What makes a good question? As far as I can gather at the moment, these are some criteria.
- Clarity: if you can’t understand a question, ask it more clearly
- Tractability: if you can’t answer a question, ask a different one
- Precision: if your question tackles too many things, isolate the thing that matters most
- Relevance: if your question isn’t tackling what you care about, move on
- Usefulness: if your question doesn’t (even partially) address the problem, try another question
My research has felt like throwing darts in the dark mansion. In my case, the dark mansion is reducing existential risk from advanced artificial intelligence. AIs that do not understand or act upon our values faithfully—misaligned AIs—would pursue their own goals. Hard as we try at the moment to specify our values for AIs, there is empirical evidence to suggest that the “default” is misalignment: unless we figure things out, the types of AIs we create will end up having goals different to ours. There is thus likely to be conflict between AIs and humans.
The capabilities of AIs are also dramatically improving. There is no reason to believe that human capabilities are an upper bound on the capabilities of AIs. Indeed, AIs are already superhuman in narrow domains, like the game of Go. AIs would plausibly also learn much faster than humans can, as we have already observed in some domains. Thus, in cases of conflict between human goals and AI goals, sufficiently advanced AIs would almost certainly win.

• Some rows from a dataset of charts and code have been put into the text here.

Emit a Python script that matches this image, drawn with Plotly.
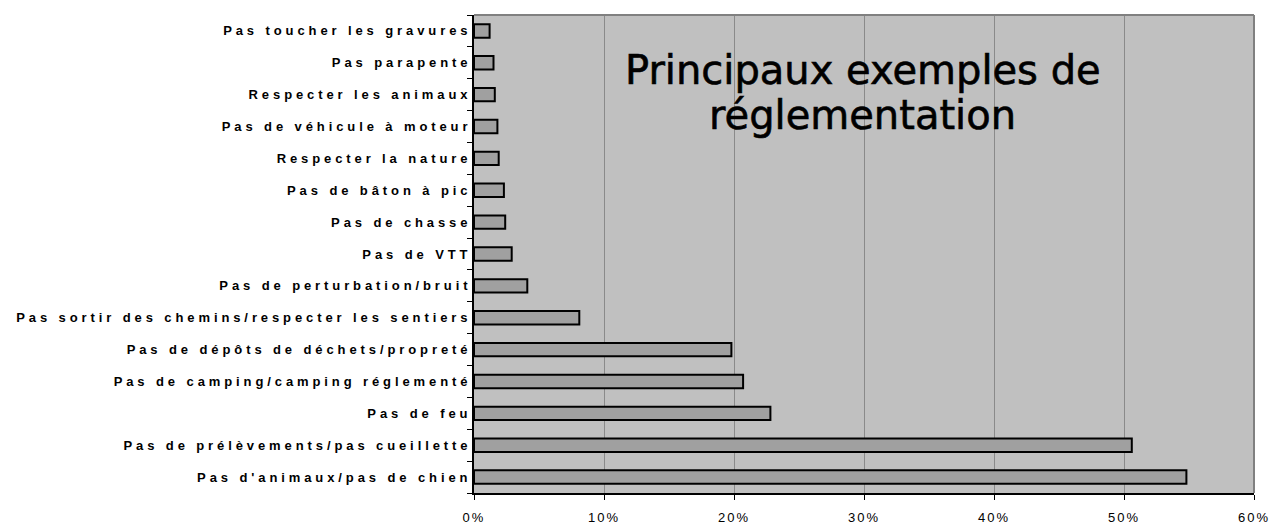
import plotly.graph_objects as go

# Categories listed bottom to top (plotly draws the first category at the bottom)
categories = [
    "Pas d'animaux/pas de chien",
    "Pas de prélèvements/pas cueillette",
    "Pas de feu",
    "Pas de camping/camping réglementé",
    "Pas de dépôts de déchets/propreté",
    "Pas sortir des chemins/respecter les sentiers",
    "Pas de perturbation/bruit",
    "Pas de VTT",
    "Pas de chasse",
    "Pas de bâton à pic",
    "Respecter la nature",
    "Pas de véhicule à moteur",
    "Respecter les animaux",
    "Pas parapente",
    "Pas toucher les gravures",
]
shares = [0.548, 0.506, 0.228, 0.207, 0.198, 0.081, 0.041, 0.029,
          0.024, 0.023, 0.019, 0.018, 0.016, 0.015, 0.012]

x_ticks = [0, 0.1, 0.2, 0.3, 0.4, 0.5, 0.6]
title_lines = ["Principaux exemples de", "réglementation"]

W, H = 1271, 524
L, R, T, B = 474, 17, 15, 31

fig = go.Figure(
    go.Bar(
        x=shares,
        y=categories,
        orientation="h",
        marker=dict(color="#a0a0a0", line=dict(color="black", width=2)),
        width=0.42,
        hoverinfo="x+y",
    )
)

fig.update_layout(
    width=W,
    height=H,
    margin=dict(l=L, r=R, t=T, b=B, pad=0),
    paper_bgcolor="white",
    plot_bgcolor="#c0c0c0",
    showlegend=False,
    font=dict(family="Liberation Sans, Arial, sans-serif", color="black"),
)

fig.update_xaxes(
    range=[0, 0.6],
    tickvals=x_ticks,
    tickformat=".0%",
    automargin=False,
    showgrid=True,
    gridcolor="#8a8a8a",
    gridwidth=1,
    zeroline=False,
    showline=True,
    linecolor="black",
    linewidth=2,
    ticks="outside",
    ticklen=5,
    tickwidth=1,
    tickcolor="black",
    tickfont=dict(size=13, color="black"),
    ticklabelstandoff=6,
)

fig.update_yaxes(
    type="category",
    categoryorder="array",
    categoryarray=categories,
    range=[-0.5, len(categories) - 0.5],
    automargin=False,
    tickson="boundaries",
    showgrid=False,
    zeroline=False,
    showline=True,
    linecolor="black",
    linewidth=2,
    ticks="outside",
    ticklen=5,
    tickwidth=1,
    tickcolor="black",
    tickfont=dict(size=13, color="black", weight="bold"),
    ticklabelstandoff=-2,
)

# Grey frame on the top and right edges of the plot area
fig.add_shape(type="line", xref="paper", yref="paper", x0=0, x1=1, y0=1, y1=1,
              line=dict(color="#808080", width=2))
fig.add_shape(type="line", xref="paper", yref="paper", x0=1, x1=1, y0=0, y1=1,
              line=dict(color="#808080", width=2))

# Title placed inside the plot area, two lines
title_y = [0.884, 0.791]
for line, yy in zip(title_lines, title_y):
    fig.add_annotation(
        text=line,
        x=0.299, y=yy,
        xref="x", yref="paper",
        xanchor="center", yanchor="middle",
        showarrow=False,
        font=dict(family="DejaVu Sans, sans-serif", size=40, color="black"),
    )

# Letter spacing on the tick labels and a slightly heavier title stroke
page_css = (
    ".ytick text{letter-spacing:3.9px}"
    ".xtick text{letter-spacing:2px}"
    ".annotation-text{stroke:black;stroke-width:0.6px}"
)
post_js = (
    "var s=document.createElement('style');"
    "s.textContent='" + page_css + "';"
    "document.head.appendChild(s);"
)

fig.write_html("out.html", post_script=post_js)
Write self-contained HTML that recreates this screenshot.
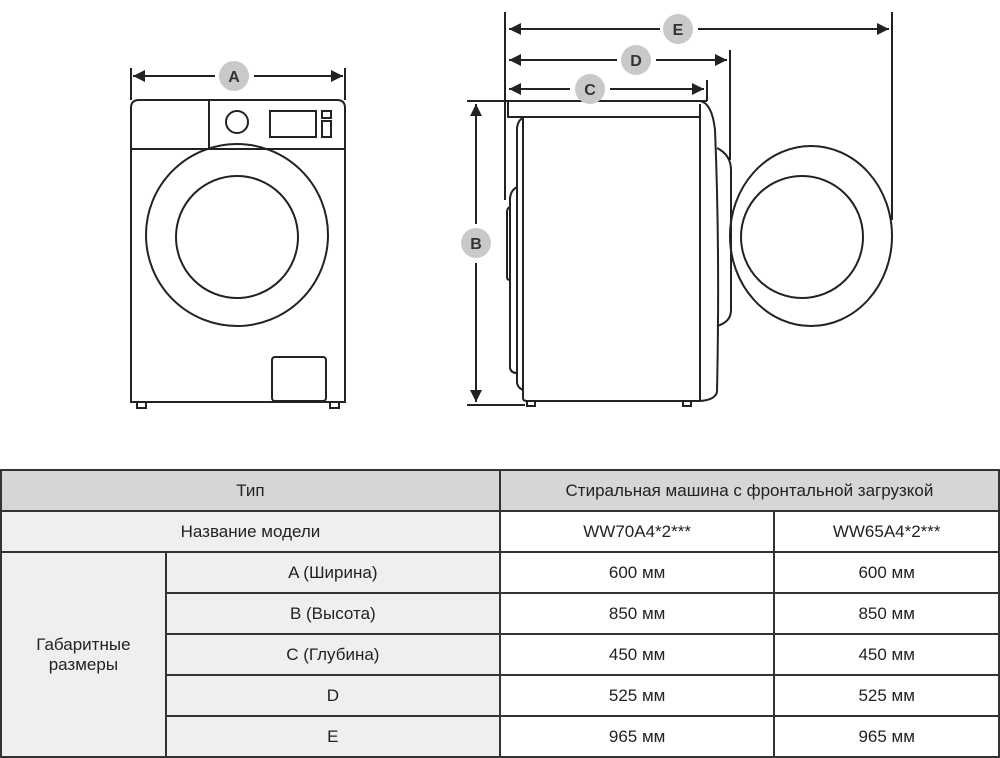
<!DOCTYPE html>
<html><head><meta charset="utf-8"><style>
body{margin:0;background:#fff;width:1000px;height:756px;overflow:hidden;position:relative;font-family:"Liberation Sans Narrow","Liberation Sans",sans-serif}
svg{position:absolute;left:0;top:0}
table{position:absolute;left:0;top:469px;width:1000px;border-collapse:collapse;font-size:17px;color:#222}
td{border:2px solid #333;text-align:center;padding:0}
tr{height:41px}
.g{background:#d6d6d6}.l{background:#efefef}
</style></head><body>
<svg width="1000" height="460" viewBox="0 0 1000 460" fill="none" stroke="#222" stroke-width="2">
<defs><marker id="ar" viewBox="0 0 10 10" refX="10" refY="5" markerWidth="6" markerHeight="6" orient="auto-start-reverse"><path d="M0,0 L10,5 L0,10 z" fill="#222" stroke="none"/></marker></defs>
<line x1="131" y1="68" x2="131" y2="100"/><line x1="345" y1="68" x2="345" y2="100"/>
<line x1="133" y1="76" x2="215" y2="76" marker-start="url(#ar)"/><line x1="254" y1="76" x2="343" y2="76" marker-end="url(#ar)"/>
<path d="M131,402 V108 Q131,100 139,100 H337 Q345,100 345,108 V402 Z"/>
<line x1="131" y1="149" x2="345" y2="149"/><line x1="209" y1="100" x2="209" y2="149"/>
<circle cx="237" cy="122" r="11"/><rect x="270" y="111" width="46" height="26"/>
<rect x="322" y="111" width="9" height="7"/><rect x="322" y="121" width="9" height="16"/>
<circle cx="237" cy="235" r="91"/><circle cx="237" cy="237" r="61"/>
<rect x="272" y="357" width="54" height="44" rx="3"/>
<rect x="137" y="402" width="9" height="6"/><rect x="330" y="402" width="9" height="6"/>
<line x1="505" y1="12" x2="505" y2="200"/><line x1="892" y1="12" x2="892" y2="220"/>
<line x1="730" y1="50" x2="730" y2="160"/><line x1="707" y1="80" x2="707" y2="101"/>
<line x1="509" y1="29" x2="660" y2="29" marker-start="url(#ar)"/><line x1="698" y1="29" x2="889" y2="29" marker-end="url(#ar)"/>
<line x1="509" y1="60" x2="617" y2="60" marker-start="url(#ar)"/><line x1="656" y1="60" x2="727" y2="60" marker-end="url(#ar)"/>
<line x1="509" y1="89" x2="570" y2="89" marker-start="url(#ar)"/><line x1="610" y1="89" x2="704" y2="89" marker-end="url(#ar)"/>
<line x1="467" y1="101" x2="707" y2="101"/><line x1="467" y1="405" x2="525" y2="405"/>
<line x1="476" y1="104" x2="476" y2="224" marker-start="url(#ar)"/><line x1="476" y1="263" x2="476" y2="402" marker-end="url(#ar)"/>
<path d="M508,101 V117 H700"/>
<path d="M523,117 V398 Q523,401 527,401 H700 V104"/>
<path d="M700,101 Q712,103 715,130 Q720,250 717,392 Q715,400 700,401"/>
<path d="M717,148 Q731,155 731,170 V310 Q731,322 717,326"/>
<ellipse cx="811" cy="236" rx="81" ry="90"/><ellipse cx="802" cy="237" rx="61" ry="61"/>
<path d="M523,118 Q518,120 517,128 V383 Q518,388 523,390"/>
<path d="M517,187 Q511,190 510,198 V368 Q511,373 517,373"/>
<path d="M510,207 Q507,208 507,212 V277 Q507,280 510,280"/>
<rect x="527" y="401" width="8" height="5"/><rect x="683" y="401" width="8" height="5"/>
<g stroke="none" fill="#c9c9c9"><circle cx="234" cy="76" r="15"/><circle cx="678" cy="29" r="15"/><circle cx="636" cy="60" r="15"/><circle cx="590" cy="89" r="15"/><circle cx="476" cy="243" r="15"/></g>
<g stroke="none" fill="#333" font-family="Liberation Sans,sans-serif" font-weight="bold" font-size="16" text-anchor="middle">
<text x="234" y="82">A</text><text x="678" y="35">E</text><text x="636" y="66">D</text><text x="590" y="95">C</text><text x="476" y="249">B</text></g>
</svg>
<table>
<colgroup><col style="width:165px"><col style="width:335px"><col style="width:275px"><col style="width:225px"></colgroup>
<tr><td class="g" colspan="2">Тип</td><td class="g" colspan="2">Стиральная машина с фронтальной загрузкой</td></tr>
<tr><td class="l" colspan="2">Название модели</td><td>WW70A4*2***</td><td>WW65A4*2***</td></tr>
<tr><td class="l" rowspan="5">Габаритные<br>размеры</td><td class="l">A (Ширина)</td><td>600 мм</td><td>600 мм</td></tr>
<tr><td class="l">B (Высота)</td><td>850 мм</td><td>850 мм</td></tr>
<tr><td class="l">C (Глубина)</td><td>450 мм</td><td>450 мм</td></tr>
<tr><td class="l">D</td><td>525 мм</td><td>525 мм</td></tr>
<tr><td class="l">E</td><td>965 мм</td><td>965 мм</td></tr>
</table>
</body></html>
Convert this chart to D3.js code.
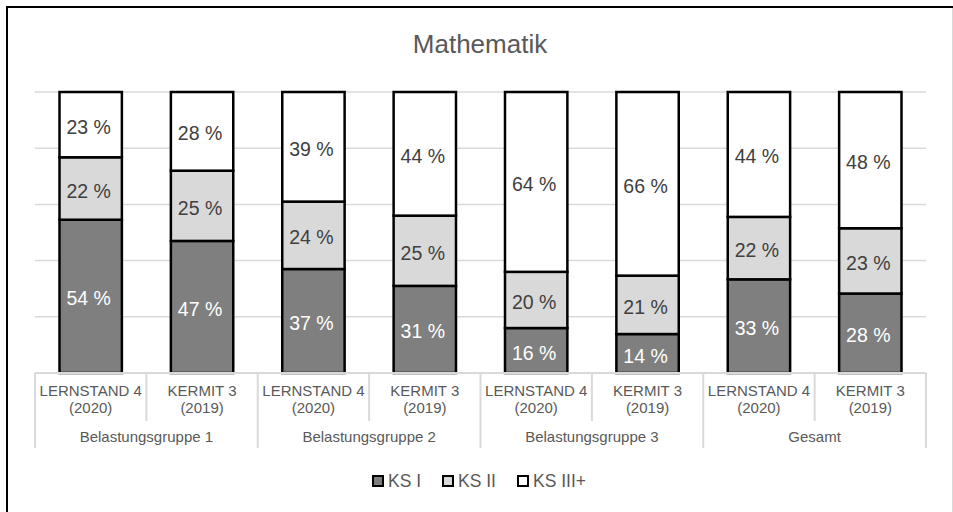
<!DOCTYPE html>
<html><head><meta charset="utf-8">
<script src="https://cdn.jsdelivr.net/npm/d3@7"></script>
<style>
html,body{margin:0;padding:0;background:#fff;}
svg{display:block;font-family:"Liberation Sans",Arial,sans-serif;}
</style></head>
<body><svg id="c" width="953" height="512"></svg>
<script>
const title = "Mathematik";
const categories = ["LERNSTAND 4 (2020)|G1","KERMIT 3 (2019)|G1","LERNSTAND 4 (2020)|G2","KERMIT 3 (2019)|G2","LERNSTAND 4 (2020)|G3","KERMIT 3 (2019)|G3","LERNSTAND 4 (2020)|G4","KERMIT 3 (2019)|G4"];
const subLine1 = ["LERNSTAND 4","KERMIT 3","LERNSTAND 4","KERMIT 3","LERNSTAND 4","KERMIT 3","LERNSTAND 4","KERMIT 3"];
const subLine2 = ["(2020)","(2019)","(2020)","(2019)","(2020)","(2019)","(2020)","(2019)"];
const groups = ["Belastungsgruppe 1","Belastungsgruppe 2","Belastungsgruppe 3","Gesamt"];
const seriesNames = ["KS I","KS II","KS III+"];
const ksI   = [54,47,37,31,16,14,33,28];
const ksII  = [22,25,24,25,20,21,22,23];
const ksIII = [23,28,39,44,64,66,44,48];
const yTicks = [0,0.2,0.4,0.6,0.8,1.0];

const colors = ["#7f7f7f","#d9d9d9","#ffffff"];
const labelColors = ["#ffffff","#404040","#404040"];

const svg = d3.select("#c");
// chart border
svg.append("line").attr("x1",7).attr("x2",7).attr("y1",7).attr("y2",512).attr("stroke","#000").attr("stroke-width",2);
svg.append("line").attr("x1",6).attr("x2",953).attr("y1",7).attr("y2",7).attr("stroke","#000").attr("stroke-width",2);
svg.append("line").attr("x1",952.5).attr("x2",952.5).attr("y1",8).attr("y2",512).attr("stroke","#d9d9d9").attr("stroke-width",1);

svg.append("text").attr("x",480).attr("y",53).attr("text-anchor","middle")
  .attr("font-size",26).attr("fill","#595959").text(title);

const x = d3.scaleBand().domain(categories).range([35,926]).paddingInner(0.44).paddingOuter(0.22);
const y = d3.scaleLinear().domain([0,1]).range([373,92]);

// gridlines
svg.append("g").selectAll("line").data(yTicks.slice(1)).join("line")
  .attr("x1",35).attr("x2",926).attr("y1",d=>y(d)).attr("y2",d=>y(d))
  .attr("stroke","#d9d9d9").attr("stroke-width",1.5);

const table = categories.map((c,i)=>({cat:c,"KS I":ksI[i],"KS II":ksII[i],"KS III+":ksIII[i]}));
const stack = d3.stack().keys(seriesNames).offset(d3.stackOffsetExpand);
const stacked = stack(table);

const gBars = svg.append("g");
stacked.forEach((s,si)=>{
  const g = gBars.append("g");
  g.selectAll("rect").data(s).join("rect")
    .attr("x",d=>x(d.data.cat)).attr("width",x.bandwidth())
    .attr("y",d=>y(d[1])).attr("height",d=>y(d[0])-y(d[1]))
    .attr("fill",colors[si]).attr("stroke","#000").attr("stroke-width",2.5);
});
stacked.forEach((s,si)=>{
  svg.append("g").selectAll("text").data(s).join("text")
    .attr("x",d=>x(d.data.cat)+x.bandwidth()/2-2)
    .attr("y",d=>(y(d[0])+y(d[1]))/2+9)
    .attr("text-anchor","middle").attr("font-size",19.5)
    .attr("fill",labelColors[si])
    .text(d=>d.data[s.key]+" %");
});

// category axis
const step = x.step();
const left = 35;
svg.append("line").attr("x1",left).attr("x2",926).attr("y1",373).attr("y2",373).attr("stroke","#d9d9d9").attr("stroke-width",2);
const seps = d3.range(categories.length+1);
svg.append("g").selectAll("line").data(seps).join("line")
  .attr("x1",i=>left+i*step).attr("x2",i=>left+i*step)
  .attr("y1",373).attr("y2",i=>i%2===0?448:421)
  .attr("stroke","#d9d9d9").attr("stroke-width",2);
const axL = svg.append("g").attr("font-size",15).attr("fill","#595959").attr("text-anchor","middle");
categories.forEach((c,i)=>{
  const cx = x(c)+x.bandwidth()/2;
  axL.append("text").attr("x",cx).attr("y",396).text(subLine1[i]);
  axL.append("text").attr("x",cx).attr("y",413).text(subLine2[i]);
});
groups.forEach((g,gi)=>{
  const cx = left + (gi*2+1)*step;
  axL.append("text").attr("x",cx).attr("y",442).text(g);
});

// legend
const legX = [373,443,518];
const leg = svg.append("g");
seriesNames.forEach((n,i)=>{
  leg.append("rect").attr("x",legX[i]).attr("y",476).attr("width",10).attr("height",10)
    .attr("fill",colors[i]).attr("stroke","#000").attr("stroke-width",2);
  leg.append("text").attr("x",legX[i]+15).attr("y",487).attr("font-size",17.5).attr("fill","#595959").text(n);
});
</script></body></html>
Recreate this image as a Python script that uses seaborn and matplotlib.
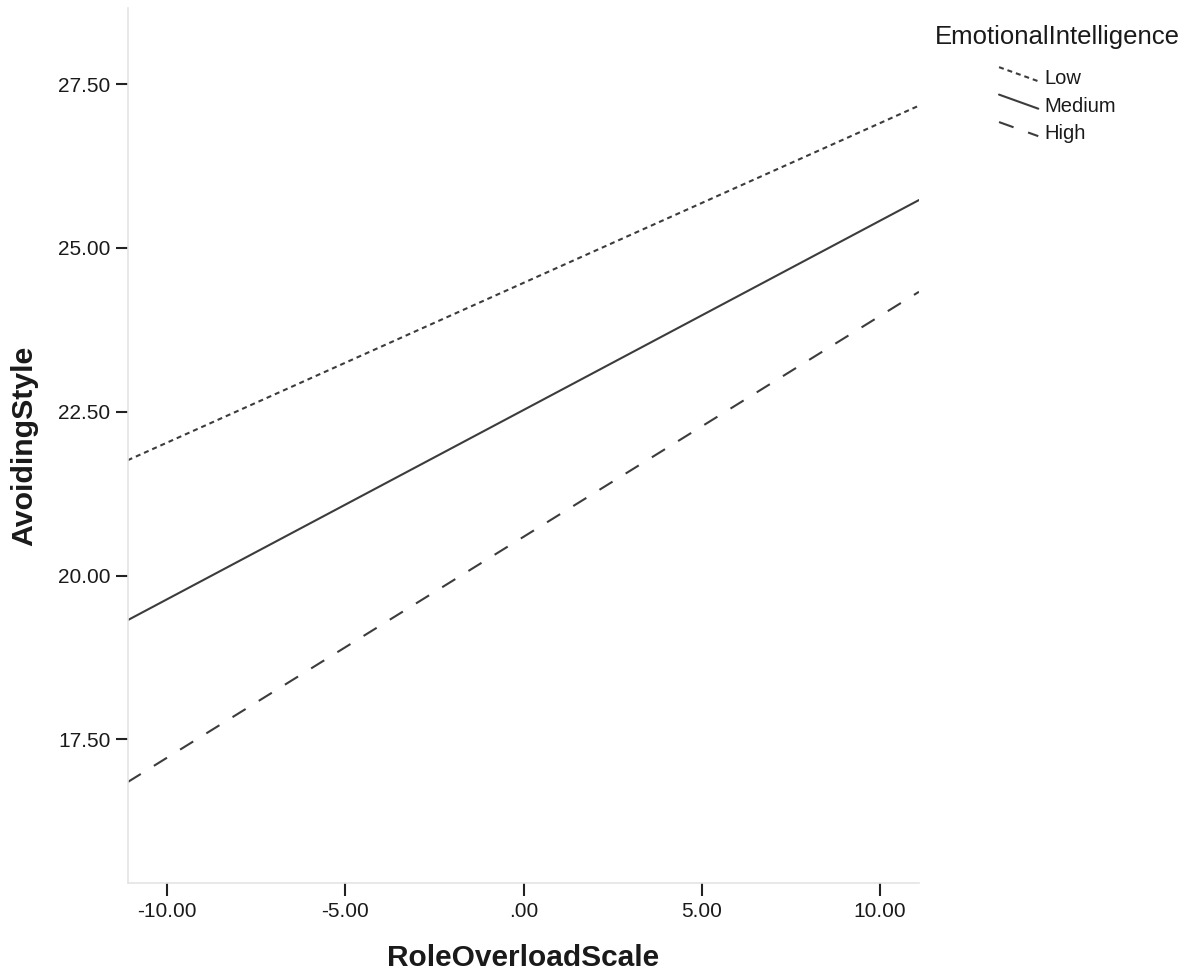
import matplotlib
matplotlib.use("Agg")
import matplotlib.pyplot as plt
from matplotlib.legend_handler import HandlerLine2D
from matplotlib.lines import Line2D
import seaborn as sns
import pandas as pd

# Simple-slopes data: predicted AvoidingStyle at the ends of the RoleOverloadScale range
role_overload = [-11.11, 11.09]
low = [21.76, 27.17]
medium = [19.32, 25.73]
high = [16.85, 24.33]
levels = ["Low", "Medium", "High"]

x_ticks = [-10, -5, 0, 5, 10]
x_tick_labels = ["-10.00", "-5.00", ".00", "5.00", "10.00"]
y_ticks = [17.5, 20.0, 22.5, 25.0, 27.5]
y_tick_labels = ["17.50", "20.00", "22.50", "25.00", "27.50"]

df = pd.DataFrame({
    "RoleOverloadScale": role_overload * 3,
    "AvoidingStyle": low + medium + high,
    "EmotionalIntelligence": [lv for lv in levels for _ in role_overload],
})

sns.set_theme(style="white")
plt.rcParams["font.family"] = ["Liberation Sans", "DejaVu Sans"]
text_color = "#1a1a1a"
line_color = "#3c3c3c"

fig = plt.figure(figsize=(11.91, 9.74), dpi=100)
ax = fig.add_axes([0.1072, 0.0934, 0.6644, 0.8984])

dash_map = {"Low": (2.4, 1.9), "Medium": "", "High": (7.4, 7.4)}
sns.lineplot(
    data=df, x="RoleOverloadScale", y="AvoidingStyle",
    style="EmotionalIntelligence", style_order=levels, dashes=dash_map,
    color=line_color, linewidth=1.5, legend=False, ax=ax,
)

ax.set_xlim(role_overload[0], role_overload[1])
ax.set_ylim(15.31, 28.66)
ax.set_xticks(x_ticks)
ax.set_xticklabels(x_tick_labels)
ax.set_yticks(y_ticks)
ax.set_yticklabels(y_tick_labels)

for side in ("top", "right"):
    ax.spines[side].set_visible(False)
for side in ("left", "bottom"):
    ax.spines[side].set_color("#e4e4e4")
    ax.spines[side].set_linewidth(1.2)

ax.tick_params(axis="both", which="major", direction="out", length=9,
               width=1.5, color="#222222", labelsize=15, labelcolor=text_color,
               bottom=True, left=True, top=False, right=False)
ax.tick_params(axis="y", pad=3.5)
ax.tick_params(axis="x", pad=4.5)

ax.set_xlabel("RoleOverloadScale", fontsize=21.5, fontweight="bold",
              color=text_color, labelpad=17)
ax.set_ylabel("AvoidingStyle", fontsize=21.8, fontweight="bold",
              color=text_color, labelpad=14)


class DiagonalLineHandler(HandlerLine2D):
    """Legend key drawn as a line sloping down from left to right."""

    def create_artists(self, legend, orig_handle, xdescent, ydescent,
                       width, height, fontsize, trans):
        x0 = -xdescent
        x1 = -xdescent + width
        y0 = -ydescent + height * 1.2
        y1 = -ydescent + height * 0.2
        line = Line2D([x0, x1], [y0, y1])
        self.update_prop(line, orig_handle, legend)
        line.set_transform(trans)
        return [line]


handles = ax.get_lines()[:len(levels)]
leg = fig.legend(
    handles, levels, title="EmotionalIntelligence",
    loc="upper left", bbox_to_anchor=(935 / 1191, 1 - 25 / 974),
    frameon=False, fontsize=14.5, title_fontsize=18.5,
    handlelength=1.95, handletextpad=0.3, labelspacing=0.42,
    borderpad=0, borderaxespad=0,
    handler_map={Line2D: DiagonalLineHandler()},
)
# extra room between the legend title and its entries
leg._legend_box.sep = 10.4 * fig.dpi / 72
for t in leg.get_texts():
    t.set_color(text_color)
leg.get_title().set_color(text_color)

fig.savefig("out.png", dpi=100, facecolor="white")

AIs do not have commonsense morality be default; they would have no qualms about razing half the globe and the humans with it for industrial land. Having control of our collective future pushed aside in this way would be an existential catastrophe.
Which questions should I ask to solve AI alignment? I’ve been trying to understand the dark mansion of AI alignment through different research areas in machine learning. Last year, I thought a lot about performativity: when we deploy an AI, how do we account for its impact upon the world, and how that impact affects the future learning of the AI? Do we get dangerous feedback loops? Performativity is relevant to AI alignment because the danger comes from AIs that interact with the world to change it, but the field of performative prediction in machine learning does not have much else to say. The questions aren’t tractable or relevant enough. We still need to understand what is dangerous.
In the process of looking into performative prediction, I also started looking into multi-agent systems, specifically game theory. Game theory seems relevant to AI alignment at first glance because of strategic considerations. How do we incentivize AIs to act according to our interests, such as by being honest or by cooperating with us? I wrote a paper on incentivizing forecasters to be honest when forecasts can change the world (e.g., the Federal Reserve’s inflation forecast actually has an effect on inflation because inflation depends upon consumer expectations). I learned a lot in the process of writing it, but I don’t think the work actually addresses the core alignment issue because it felt disconnected from how we might use and be able to restrain AIs.
I’ve recently been working on aligning language models. Working with AIs that already exist, rather than with abstract mathematical models of AIs, grounds my work. It also helps that language is probably going to be an important way in which we interact with AIs in the future. It has become easier to ask when misalignment might occur and how to prevent it. I’m currently asking, when might language models mislead us in answer our questions? How do we measure this misleadingness, and what can we do to prevent it? I’m also planning on investigating whether general social understanding can help language models better understand human values and cooperate with us.
At the same time, I think I might soon return to multi-agent systems because of a recent post on how multiple AIs could cause us existential catastrophe.
I might drop these areas of research; I might discover areas completely out of left field. I used to be more afraid of this process because I felt like I should be doing impactful work immediately. I would of course like to, but I still have a lot to learn. A PhD is the beginning of a research career, not its culmination. I’ve grown more accepting of how many ideas I pick up and discard. I’ll understand more of the dark mansion in time.